• [Brief]:
Where a line holds the string "React", return that line.

• [Supplied information]:
--------
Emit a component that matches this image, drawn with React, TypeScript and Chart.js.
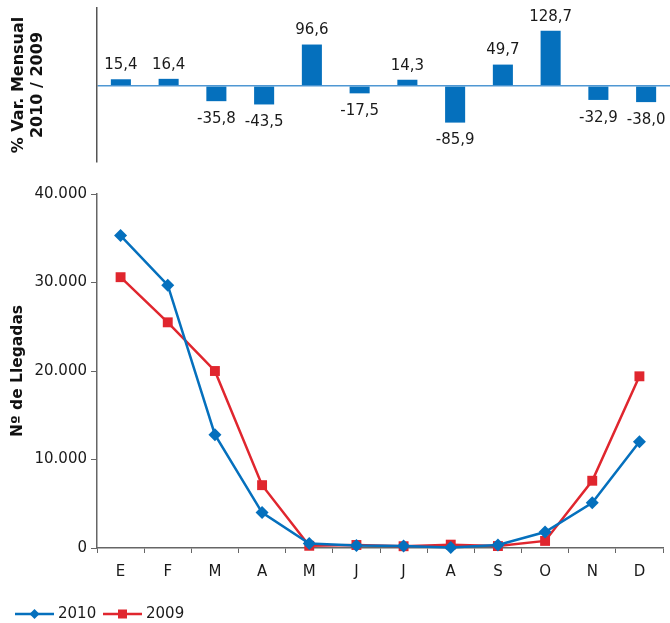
import React, { useEffect, useRef } from "react";
import { Chart, registerables } from "chart.js";

Chart.register(...registerables);

const months = ["E", "F", "M", "A", "M", "J", "J", "A", "S", "O", "N", "D"];
const variation = [15.4, 16.4, -35.8, -43.5, 96.6, -17.5, 14.3, -85.9, 49.7, 128.7, -32.9, -38.0];
const arrivals2010 = [35300, 29700, 12800, 4000, 500, 280, 230, 50, 330, 1800, 5100, 12000];
const arrivals2009 = [30600, 25500, 20000, 7100, 250, 340, 200, 380, 220, 800, 7600, 19400];
const yTicks = [0, 10000, 20000, 30000, 40000];
const seriesNames = ["2010", "2009"];

const BLUE = "#0570bd";
const RED = "#e0262e";
const FONT = "'DejaVu Sans', Verdana, sans-serif";

function fmtNum(v: number): string {
  return Math.round(v).toString().replace(/\B(?=(\d{3})+(?!\d))/g, ".");
}
function fmtPct(v: number): string {
  return v.toFixed(1).replace(".", ",");
}

const barLabelPlugin = {
  id: "barLabels",
  afterDatasetsDraw(chart: any) {
    const ctx = chart.ctx;
    const meta = chart.getDatasetMeta(0);
    ctx.save();
    ctx.font = `15px ${FONT}`;
    ctx.fillStyle = "#1a1a1a";
    ctx.textAlign = "center";
    ctx.textBaseline = "middle";
    meta.data.forEach((el: any, i: number) => {
      const v = variation[i];
      const y = v >= 0 ? el.y - 14 : el.y + 18;
      ctx.fillText(fmtPct(v), el.x, y);
    });
    ctx.restore();
  },
};

const legendPlugin = {
  id: "lineLegend",
  afterDraw(chart: any) {
    const ctx = chart.ctx;
    const y = chart.height - 9;
    const starts = [15, 103];
    ctx.save();
    chart.data.datasets.forEach((ds: any, i: number) => {
      const x0 = starts[i];
      const w = 39;
      const cx = x0 + w / 2;
      ctx.strokeStyle = ds.borderColor;
      ctx.fillStyle = ds.borderColor;
      ctx.lineWidth = 2.5;
      ctx.beginPath();
      ctx.moveTo(x0, y);
      ctx.lineTo(x0 + w, y);
      ctx.stroke();
      ctx.beginPath();
      if (ds.pointStyle === "rectRot") {
        ctx.moveTo(cx, y - 5);
        ctx.lineTo(cx + 5, y);
        ctx.lineTo(cx, y + 5);
        ctx.lineTo(cx - 5, y);
        ctx.closePath();
        ctx.fill();
      } else {
        ctx.fillRect(cx - 4.5, y - 4.5, 9, 9);
      }
      ctx.fillStyle = "#1a1a1a";
      ctx.font = `15px ${FONT}`;
      ctx.textAlign = "left";
      ctx.textBaseline = "middle";
      ctx.fillText(ds.label, x0 + w + 4, y);
    });
    ctx.restore();
  },
};

export default function App() {
  const topRef = useRef<HTMLCanvasElement>(null);
  const botRef = useRef<HTMLCanvasElement>(null);

  useEffect(() => {
    Chart.defaults.font.family = FONT;
    Chart.defaults.color = "#1a1a1a";

    const top = new Chart(topRef.current!, {
      type: "bar",
      data: {
        labels: months,
        datasets: [
          {
            data: variation,
            backgroundColor: BLUE,
            barPercentage: 0.84,
            categoryPercentage: 0.5,
          },
        ],
      },
      options: {
        animation: false,
        responsive: false,
        maintainAspectRatio: false,
        layout: { padding: { top: 8, bottom: 8, left: 0, right: 0 } },
        plugins: { legend: { display: false }, tooltip: { enabled: false } },
        scales: {
          x: { display: false, offset: true },
          y: {
            min: -178,
            max: 182,
            afterBuildTicks: (s: any) => {
              s.ticks = [{ value: -178 }, { value: 0 }, { value: 182 }];
            },
            ticks: { display: false },
            grid: {
              color: (c: any) => (c.tick && c.tick.value === 0 ? "#4f97d3" : "rgba(0,0,0,0)"),
              lineWidth: 1.5,
              drawTicks: false,
            },
            border: { color: "#555", width: 1.5 },
            title: {
              display: true,
              text: ["% Var. Mensual", "2010 / 2009"],
              color: "#111",
              font: { size: 16, weight: "bold", lineHeight: 1.19 },
              padding: { top: 9.5, bottom: 0 },
            },
            afterFit: (s: any) => {
              s.width = 97;
            },
          },
        },
      },
      plugins: [barLabelPlugin],
    } as any);

    const bot = new Chart(botRef.current!, {
      type: "line",
      data: {
        labels: months,
        datasets: [
          {
            label: seriesNames[0],
            data: arrivals2010,
            borderColor: BLUE,
            backgroundColor: BLUE,
            borderWidth: 2.5,
            pointStyle: "rectRot",
            pointRadius: 6.5,
            pointBorderWidth: 0,
            clip: false,
            tension: 0,
          },
          {
            label: seriesNames[1],
            data: arrivals2009,
            borderColor: RED,
            backgroundColor: RED,
            borderWidth: 2.5,
            pointStyle: "rect",
            pointRadius: 7,
            pointBorderWidth: 0,
            clip: false,
            tension: 0,
          },
        ],
      },
      options: {
        animation: false,
        responsive: false,
        maintainAspectRatio: false,
        layout: { padding: { top: 24, left: 0, right: 0, bottom: 0 } },
        plugins: {
          tooltip: { enabled: false },
          legend: { display: false },
        },
        scales: {
          x: {
            offset: true,
            grid: {
              offset: true,
              drawOnChartArea: false,
              drawTicks: true,
              tickLength: 5,
              color: "#666",
            },
            border: { color: "#666", width: 1.5 },
            ticks: { font: { size: 15 }, padding: 10, color: "#1a1a1a", maxRotation: 0, autoSkip: false },
            afterFit: (s: any) => {
              s.height = 75;
            },
          },
          y: {
            min: 0,
            max: 40000,
            afterBuildTicks: (s: any) => {
              s.ticks = yTicks.map((v) => ({ value: v }));
            },
            ticks: {
              font: { size: 15 },
              color: "#1a1a1a",
              padding: 4,
              callback: (v: any) => fmtNum(Number(v)),
            },
            grid: { drawOnChartArea: false, drawTicks: true, tickLength: 6, color: "#666" },
            border: { color: "#666", width: 1.5 },
            title: {
              display: true,
              text: "Nº de Llegadas",
              color: "#111",
              font: { size: 15.5, weight: "bold", lineHeight: 1.2 },
              padding: { top: 9, bottom: 0 },
            },
            afterFit: (s: any) => {
              s.width = 97;
            },
          },
        },
      },
      plugins: [legendPlugin],
    } as any);

    return () => {
      top.destroy();
      bot.destroy();
    };
  }, []);

  return (
    <div style={{ position: "absolute", left: 0, top: 0, width: 670, height: 623, background: "#fff" }}>
      <canvas ref={topRef} width={670} height={170} style={{ position: "absolute", left: 0, top: 0 }} />
      <canvas ref={botRef} width={670} height={453} style={{ position: "absolute", left: 0, top: 170 }} />
    </div>
  );
}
--------
• [The result]:
Emit a component that matches this image, drawn with React, TypeScript and Chart.js.
import React, { useEffect, useRef } from "react";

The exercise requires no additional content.